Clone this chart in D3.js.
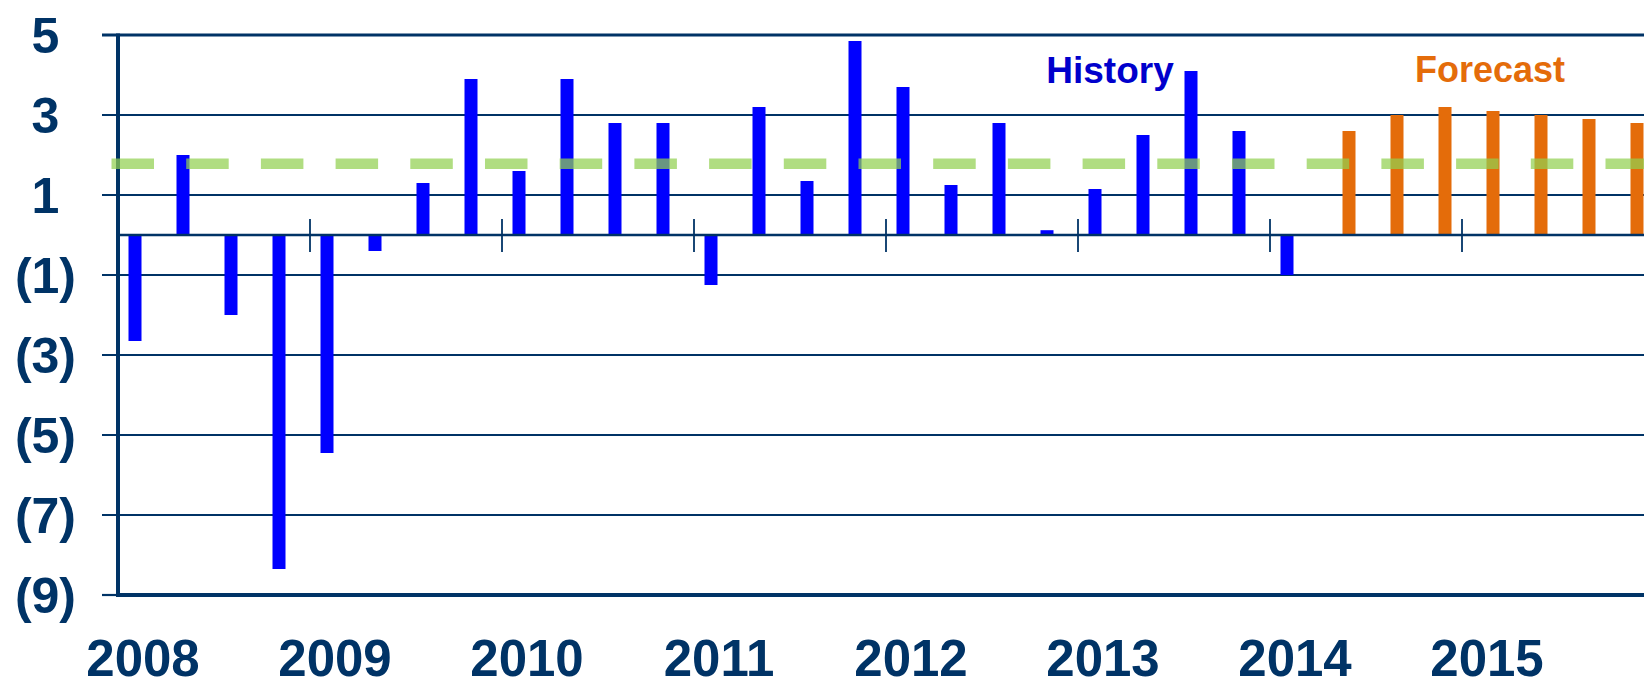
<!DOCTYPE html>
<html>
<head>
<meta charset="utf-8">
<script src="https://cdn.jsdelivr.net/npm/d3@7"></script>
<style>
  html, body { margin: 0; padding: 0; background: #fff; }
  svg { display: block; }
  text { font-family: "Liberation Sans", Arial, sans-serif; font-weight: bold; }
</style>
</head>
<body>
<svg id="chart" width="1644" height="687"></svg>
<script>
// ---- data ----
const quarters = [
  "2008Q1","2008Q2","2008Q3","2008Q4",
  "2009Q1","2009Q2","2009Q3","2009Q4",
  "2010Q1","2010Q2","2010Q3","2010Q4",
  "2011Q1","2011Q2","2011Q3","2011Q4",
  "2012Q1","2012Q2","2012Q3","2012Q4",
  "2013Q1","2013Q2","2013Q3","2013Q4",
  "2014Q1","2014Q2","2014Q3","2014Q4",
  "2015Q1","2015Q2","2015Q3","2015Q4"
];
const history = [
  -2.65, 2.0, -2.0, -8.35,
  -5.45, -0.4, 1.3, 3.9,
  1.6, 3.9, 2.8, 2.8,
  -1.25, 3.2, 1.35, 4.85,
  3.7, 1.25, 2.8, 0.12,
  1.15, 2.5, 4.1, 2.6,
  -1.0, null, null, null,
  null, null, null, null
];
const forecast = [
  null, null, null, null,
  null, null, null, null,
  null, null, null, null,
  null, null, null, null,
  null, null, null, null,
  null, null, null, null,
  null, 2.6, 3.0, 3.2,
  3.1, 3.0, 2.9, 2.8
];
const seriesNames = ["History", "Forecast"];
const trendValue = 1.78;
const yTicks = [5, 3, 1, -1, -3, -5, -7, -9];
const yearLabels = ["2008","2009","2010","2011","2012","2013","2014","2015"];

(function () {
// ---- layout ----
const W = 1644, H = 687;
const plotLeft = 118, plotTop = 35, plotBottom = 595;
const step = 48;
const navy = "#003366";
const blue = "#0000FF";
const orange = "#E46C0A";

const svg = d3.select("#chart");

const x = d3.scaleBand().domain(quarters)
  .range([plotLeft, plotLeft + step * quarters.length]).paddingInner(0).paddingOuter(0);
const xs = d3.scaleBand().domain(seriesNames)
  .range([0, x.bandwidth()]).paddingInner(1/14).paddingOuter(0.75);
const y = d3.scaleLinear().domain([-9, 5]).range([plotBottom, plotTop]);

// gridlines (plus outside tick marks)
svg.append("g").selectAll("line").data(yTicks.filter(v => v !== 5 && v !== -9)).join("line")
  .attr("x1", plotLeft - 16).attr("x2", W)
  .attr("y1", d => y(d)).attr("y2", d => y(d))
  .attr("stroke", navy).attr("stroke-width", 2.2);

// top and bottom borders
svg.append("line").attr("x1", plotLeft - 16).attr("x2", W)
  .attr("y1", y(5)).attr("y2", y(5)).attr("stroke", navy).attr("stroke-width", 3.2);
svg.append("line").attr("x1", plotLeft - 16).attr("x2", plotLeft)
  .attr("y1", y(-9)).attr("y2", y(-9)).attr("stroke", navy).attr("stroke-width", 2.2);
svg.append("line").attr("x1", plotLeft).attr("x2", W)
  .attr("y1", y(-9)).attr("y2", y(-9)).attr("stroke", navy).attr("stroke-width", 4);

// bars
const rows = quarters.map((q, i) => ({ q, History: history[i], Forecast: forecast[i] }));
const colors = { History: blue, Forecast: orange };
seriesNames.forEach(s => {
  svg.append("g").selectAll("rect")
    .data(rows.filter(r => r[s] !== null))
    .join("rect")
    .attr("x", r => x(r.q) + xs(s))
    .attr("width", xs.bandwidth())
    .attr("y", r => y(Math.max(0, r[s])))
    .attr("height", r => Math.abs(y(r[s]) - y(0)))
    .attr("fill", colors[s]);
});

// zero line (category axis)
svg.append("line").attr("x1", plotLeft).attr("x2", W)
  .attr("y1", y(0)).attr("y2", y(0)).attr("stroke", navy).attr("stroke-width", 2.5);

// year tick marks crossing zero line
const yearStarts = quarters.filter(q => q.endsWith("Q1")).slice(1);
svg.append("g").selectAll("line").data(yearStarts).join("line")
  .attr("x1", q => x(q)).attr("x2", q => x(q))
  .attr("y1", y(0) - 16).attr("y2", y(0) + 17)
  .attr("stroke", navy).attr("stroke-width", 1.8);

// left axis line
svg.append("line").attr("x1", plotLeft).attr("x2", plotLeft)
  .attr("y1", plotTop - 1.5).attr("y2", plotBottom + 2)
  .attr("stroke", navy).attr("stroke-width", 4);

// dashed reference line
svg.append("line")
  .attr("x1", 111.5).attr("x2", W)
  .attr("y1", y(trendValue)).attr("y2", y(trendValue))
  .attr("stroke", "#92D050").attr("stroke-opacity", 0.72)
  .attr("stroke-width", 10.5).attr("stroke-dasharray", "42.5,32.2");

// y labels
const yFont = 50;
svg.append("g").selectAll("text").data(yTicks).join("text")
  .attr("x", d => d < 0 ? 76 : 76 - 0.333 * yFont)
  .attr("y", d => y(d) + 0.358 * yFont)
  .attr("text-anchor", "end")
  .attr("font-size", yFont)
  .attr("fill", navy)
  .text(d => d < 0 ? `(${-d})` : d);

// x labels (years at Q1)
const xFont = 51;
const q1s = quarters.filter(q => q.endsWith("Q1"));
svg.append("g").selectAll("text").data(q1s).join("text")
  .attr("x", q => x(q) + x.bandwidth() / 2 + 1)
  .attr("y", H - 0.212 * xFont)
  .attr("text-anchor", "middle")
  .attr("font-size", xFont)
  .attr("fill", navy)
  .text((q, i) => yearLabels[i]);

// series annotations
svg.append("text").attr("x", 1110).attr("y", 82.5).attr("text-anchor", "middle")
  .attr("font-size", 37).attr("fill", "#0000CC").text("History");
svg.append("text").attr("x", 1490).attr("y", 82).attr("text-anchor", "middle")
  .attr("font-size", 36).attr("fill", orange).text("Forecast");
})();
</script>
</body>
</html>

(Your task): Quote in full the listing given above; the images are to be left out.

(Written solution):
Clone this chart in D3.js.
<!DOCTYPE html>
<html>
<head>
<meta charset="utf-8">
<script src="https://cdn.jsdelivr.net/npm/d3@7"></script>
<style>
  html, body { margin: 0; padding: 0; background: #fff; }
  svg { display: block; }
  text { font-family: "Liberation Sans", Arial, sans-serif; font-weight: bold; }
</style>
</head>
<body>
<svg id="chart" width="1644" height="687"></svg>
<script>
// ---- data ----
const quarters = [
  "2008Q1","2008Q2","2008Q3","2008Q4",
  "2009Q1","2009Q2","2009Q3","2009Q4",
  "2010Q1","2010Q2","2010Q3","2010Q4",
  "2011Q1","2011Q2","2011Q3","2011Q4",
  "2012Q1","2012Q2","2012Q3","2012Q4",
  "2013Q1","2013Q2","2013Q3","2013Q4",
  "2014Q1","2014Q2","2014Q3","2014Q4",
  "2015Q1","2015Q2","2015Q3","2015Q4"
];
const history = [
  -2.65, 2.0, -2.0, -8.35,
  -5.45, -0.4, 1.3, 3.9,
  1.6, 3.9, 2.8, 2.8,
  -1.25, 3.2, 1.35, 4.85,
  3.7, 1.25, 2.8, 0.12,
  1.15, 2.5, 4.1, 2.6,
  -1.0, null, null, null,
  null, null, null, null
];
const forecast = [
  null, null, null, null,
  null, null, null, null,
  null, null, null, null,
  null, null, null, null,
  null, null, null, null,
  null, null, null, null,
  null, 2.6, 3.0, 3.2,
  3.1, 3.0, 2.9, 2.8
];
const seriesNames = ["History", "Forecast"];
const trendValue = 1.78;
const yTicks = [5, 3, 1, -1, -3, -5, -7, -9];
const yearLabels = ["2008","2009","2010","2011","2012","2013","2014","2015"];

(function () {
// ---- layout ----
const W = 1644, H = 687;
const plotLeft = 118, plotTop = 35, plotBottom = 595;
const step = 48;
const navy = "#003366";
const blue = "#0000FF";
const orange = "#E46C0A";

const svg = d3.select("#chart");

const x = d3.scaleBand().domain(quarters)
  .range([plotLeft, plotLeft + step * quarters.length]).paddingInner(0).paddingOuter(0);
const xs = d3.scaleBand().domain(seriesNames)
  .range([0, x.bandwidth()]).paddingInner(1/14).paddingOuter(0.75);
const y = d3.scaleLinear().domain([-9, 5]).range([plotBottom, plotTop]);

// gridlines (plus outside tick marks)
svg.append("g").selectAll("line").data(yTicks.filter(v => v !== 5 && v !== -9)).join("line")
  .attr("x1", plotLeft - 16).attr("x2", W)
  .attr("y1", d => y(d)).attr("y2", d => y(d))
  .attr("stroke", navy).attr("stroke-width", 2.2);

// top and bottom borders
svg.append("line").attr("x1", plotLeft - 16).attr("x2", W)
  .attr("y1", y(5)).attr("y2", y(5)).attr("stroke", navy).attr("stroke-width", 3.2);
svg.append("line").attr("x1", plotLeft - 16).attr("x2", plotLeft)
  .attr("y1", y(-9)).attr("y2", y(-9)).attr("stroke", navy).attr("stroke-width", 2.2);
svg.append("line").attr("x1", plotLeft).attr("x2", W)
  .attr("y1", y(-9)).attr("y2", y(-9)).attr("stroke", navy).attr("stroke-width", 4);

// bars
const rows = quarters.map((q, i) => ({ q, History: history[i], Forecast: forecast[i] }));
const colors = { History: blue, Forecast: orange };
seriesNames.forEach(s => {
  svg.append("g").selectAll("rect")
    .data(rows.filter(r => r[s] !== null))
    .join("rect")
    .attr("x", r => x(r.q) + xs(s))
    .attr("width", xs.bandwidth())
    .attr("y", r => y(Math.max(0, r[s])))
    .attr("height", r => Math.abs(y(r[s]) - y(0)))
    .attr("fill", colors[s]);
});

// zero line (category axis)
svg.append("line").attr("x1", plotLeft).attr("x2", W)
  .attr("y1", y(0)).attr("y2", y(0)).attr("stroke", navy).attr("stroke-width", 2.5);

// year tick marks crossing zero line
const yearStarts = quarters.filter(q => q.endsWith("Q1")).slice(1);
svg.append("g").selectAll("line").data(yearStarts).join("line")
  .attr("x1", q => x(q)).attr("x2", q => x(q))
  .attr("y1", y(0) - 16).attr("y2", y(0) + 17)
  .attr("stroke", navy).attr("stroke-width", 1.8);

// left axis line
svg.append("line").attr("x1", plotLeft).attr("x2", plotLeft)
  .attr("y1", plotTop - 1.5).attr("y2", plotBottom + 2)
  .attr("stroke", navy).attr("stroke-width", 4);

// dashed reference line
svg.append("line")
  .attr("x1", 111.5).attr("x2", W)
  .attr("y1", y(trendValue)).attr("y2", y(trendValue))
  .attr("stroke", "#92D050").attr("stroke-opacity", 0.72)
  .attr("stroke-width", 10.5).attr("stroke-dasharray", "42.5,32.2");

// y labels
const yFont = 50;
svg.append("g").selectAll("text").data(yTicks).join("text")
  .attr("x", d => d < 0 ? 76 : 76 - 0.333 * yFont)
  .attr("y", d => y(d) + 0.358 * yFont)
  .attr("text-anchor", "end")
  .attr("font-size", yFont)
  .attr("fill", navy)
  .text(d => d < 0 ? `(${-d})` : d);

// x labels (years at Q1)
const xFont = 51;
const q1s = quarters.filter(q => q.endsWith("Q1"));
svg.append("g").selectAll("text").data(q1s).join("text")
  .attr("x", q => x(q) + x.bandwidth() / 2 + 1)
  .attr("y", H - 0.212 * xFont)
  .attr("text-anchor", "middle")
  .attr("font-size", xFont)
  .attr("fill", navy)
  .text((q, i) => yearLabels[i]);

// series annotations
svg.append("text").attr("x", 1110).attr("y", 82.5).attr("text-anchor", "middle")
  .attr("font-size", 37).attr("fill", "#0000CC").text("History");
svg.append("text").attr("x", 1490).attr("y", 82).attr("text-anchor", "middle")
  .attr("font-size", 36).attr("fill", orange).text("Forecast");
})();
</script>
</body>
</html>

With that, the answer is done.